U.S. Rep. Anthony Weiner, D-N.Y., reacts during a news conference in New York, Monday, June 6, 2011. After days of denials, a choked-up New York Democratic Rep. Anthony Weiner confessed Monday that he tweeted a bulging-underpants photo of himself to a young woman and admitted to "inappropriate" exchanges with six women before and after getting married.AP Photo/Richard Drew
Are you a Tweet from disaster?
Anthony Weiner's unraveling was accidental, the congressman said: He omitted a single character in a single Twitter message, and sent a very private message very public.
He's not alone. From suggestive emails to accidental birthday party invitations for millions, it's all too easy with today's social media to broadcast far more than you intended. And there's little you can do to retract embarrassing material that his the web by accident, said Robert Siciliano, a security consultant and speaker.
“You’re screwed. Even if you delete what you post, digital is repeatable,” he told FoxNews.com. “Someone may have already copied and pasted it.”
So don't do it in the first place. Here's surefire insurance to make sure you don't have a Weiner moment.
Direct messaging from cell phones is especially dangerous: The difference between sending a public message to all followers and a private message to that special someone is the letter "d". Forget the letter and the "d" stands for "doomed." Be extra careful before pressing submit, or better yet keep the Tweeting to the computer.
Tim Rohrbaugh, vice president at security-firm Intersections, warns that Twitter itself is inherently insecure anyway: You don't have to prove who you are, there is no real authentication, and most security settings are turned off by default. “Accessing an account holder's data by acting as them simply requires a username and password,” Rohrbaugh said.

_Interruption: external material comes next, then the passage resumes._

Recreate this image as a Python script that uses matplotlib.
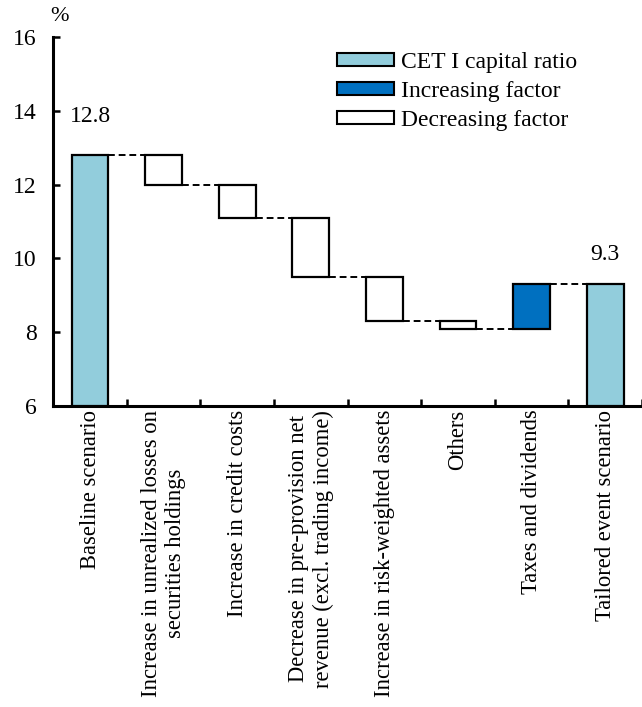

Now is the time to change your password -- and then don't share it.
YFrog, Twitpic, etc.
Yfrog, the service Weiner used to upload his dirty photos, was easily hackable up until last week, said Hap Aziz, a technology director at Rasmussen College. Anyone who knew Weiner’s e-mail address or had access to his phone could have sent a picture to the service. (As of June 2, Yfrog changed this upload feature.)
To protect yourself, use a strong password -- a combination of letters, numbers, and characters. If you’re using a password like “baseball” today, and that’s your favorite sport, your account is easily hacked. Aziz said most users tend to use the same password for every account, another mistake; use a different one for every service.
On Facebook, chatting with strangers seems innocuous. But remember that anything can be saved and used against you. Even if you delete something, someone -- somewhere -- will have saved it.
That said, Facebook security is a hair better than Twitter. Andrew Noyes, a Facebook spokesperson, told FoxNews.com that the service just recently added a new security measure whereby you can approve access from a computer other than the one you normally use. Take advantage of it.
“We’ve built numerous defenses to combat unauthorized access that work behind the scenes to detect and flag Facebook accounts based on anomalous activity like lots of messages sent in a short period of time or messages with links that are known to be bad,” Noyes told FoxNews.com.
Worried that your emails may go out to the wrong places? Siciliano said some tools can help. Google Gmail has a feature that delays e-mail transmissions. If you fire off a hateful message, you can click cancel before it sends -- and you can stretch out the duration of the undo period to as much as 30 seconds.
Make sure it's enabled, then adjust when it's active in the General settings. Turn it on and always double check the recipient -- after you've sent a message.
If you're extra worried, there are services that can monitor what's out there for you. Both myID.com and SafetyWeb scour the Internet for questionable activity, ensuring that others don't corrupt your online rep -- and that you haven't let something slip by accident.
Experts warn that oversharing is dangerous -- identity theft is one of the most common security breaches. And being careful about your online activities is the only way to avoid your own Weinergate.